Smoked food can be moreish, but teaching yourself how to do it can be tricky. The Kiwi Sizzler Smoking Book does not get lost in the details of how to custom build your own backyard smoker. It helps you to work with ready made equipment options, from simple fish smokers, to hooded bbqs, to bigger dedicated and discretely temperature controllable smoking cabinets.
As a keen amateur at charcuterie I have found other books fail to enable me to simply construct the latter sort of cabinet at home – fine temperature control is required especially for cold smoking. This can be important for meat especially such as salmon, bacon and ham and some cured sausages. Cold smoked garlic is a good option to have also.
Enough fundamentals are covered to get you quickly to the point: smoking great food. These include the difference between hot and cold smoking and the importance of preparing many meats with brining or curing techniques.
Chris Fortune's techniques work . His recipes are really great and because he explains the principles so well allows you to easily innovate without wasting time and money.
I have used most of the books' recipes exactly.

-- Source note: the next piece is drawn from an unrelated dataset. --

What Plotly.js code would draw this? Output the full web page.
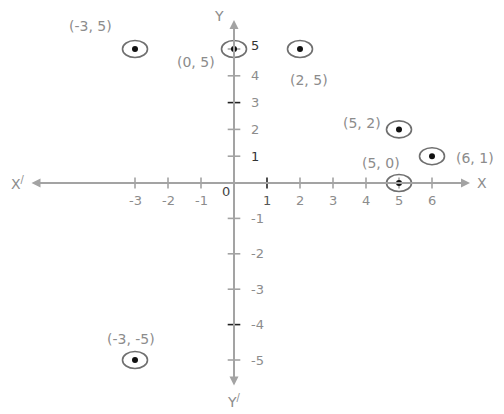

I have hot smoked several sides of salmon, Kahawai, Mullet, chicken nibbles, a turkey buff, turkey sausages, beef sausages, several chickens, a lamb leg, rock salt and made up Chris Fortune's spice rub with the smoked sea salt. I have cold smoked middle bacon and streaky bacon and some cured cabanossi. The spice rub makes a great dry cure for bacon I have found.
I plan to try cold smoking some tomatoes this summer for next year's batch of tomatoe sauce which will be my first attempt at smoking fruit and vegetables, there are more recipes for veges in particular and even a few desserts.
I have had the book for perhaps 18 months now during which time I have been able to refine my water/hot smoking techniques with my hooded bbq after giving up on my basic fish smoker (operated on methylated spirits). Two months ago I purchased the proprietary Kiwi Sizzler gas smoking cabinet online and it has really delivered.
The Kiwi Sizzler gas smoker can be bought at a competitive price. Its versatility gives me all the options that I wanted and certainly complements Chris Fortune's book perfectly. The only recipe that I have not had success with is the smoked lamb, I am inclined to think that the leg of lamb may have been part of the problem though I might consider brining a leg some time in the future prior to smoking.
If you need to know about smoking food, start here. This book rocks!